The Nobel Prize-winning economist took aim at bitcoin and other tokens in a Twitter thread on Friday, which compared Ron DeSantis' disdain for central bank digital currencies (CBDCs) to Rick Santorum's dislike of the National Weather Service.
"Of course, private weather services do provide a useful service," he tweeted. "Cryptocurrencies ... not so much."
Krugman delivered a far harsher critique of crypto in a New York Times op-ed in April.
"Right now the demand for cryptocurrency comes partly from people who honestly, rightly or wrongly, don't trust banks, and partly from people engaged in illicit activities," he wrote.
The article questioned why DeSantis, Florida's governor and a Republican presidential candidate, was railing against the potential creation of a CBDC.
Krugman suggested that Americans who distrust banks might embrace a digital dollar issued by the US government.
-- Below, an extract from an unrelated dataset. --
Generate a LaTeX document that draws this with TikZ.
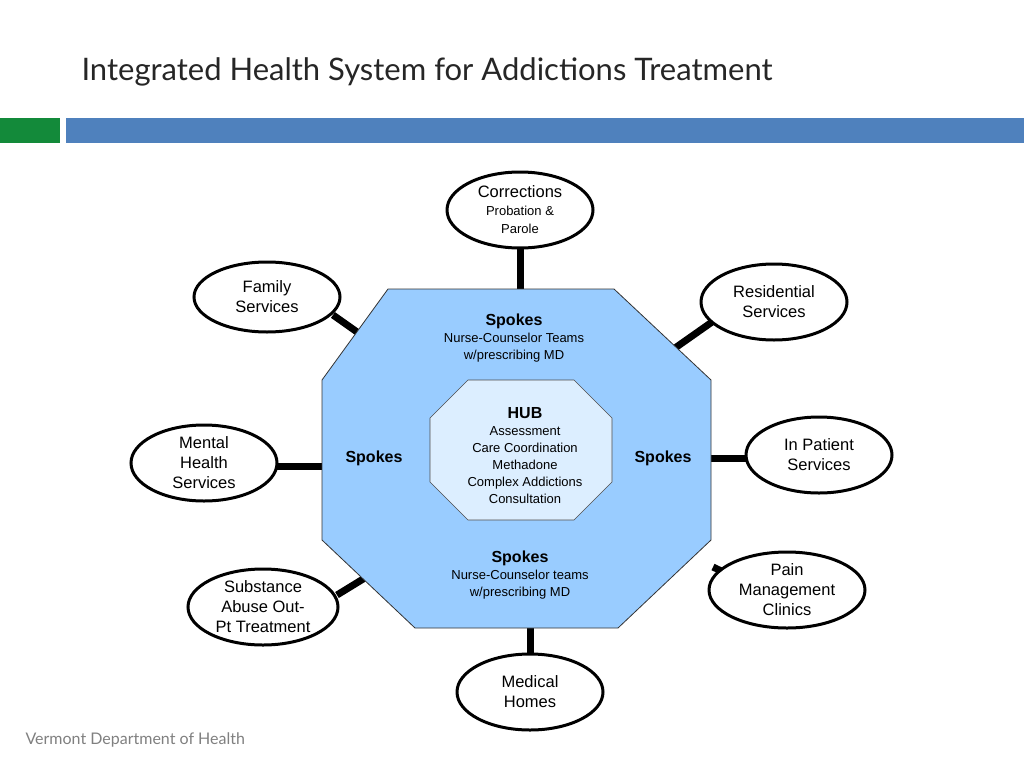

It would "help to deflate the crypto bubble" and "strip away the veil obscuring the dark side of crypto" as only wrongdoers would continue to use unofficial tokens, he said.
DeSantis has claimed authorities might restrict what a CBDC is spent on and use it to infringe on Americans' freedom, but Krugman argued that rejecting a digital dollar would have a different result.
"It wouldn't protect the rights of Floridians to buy gas or guns; instead, it would protect the ability of wiseguys to evade taxes, launder money, buy and sell illegal drugs, and engage in extortion," he said.
Krugman has torn into cryptos several times over the past decade. He's slammed them as wasteful, inefficient, unstable, pointless, worthless, and at risk of complete collapse.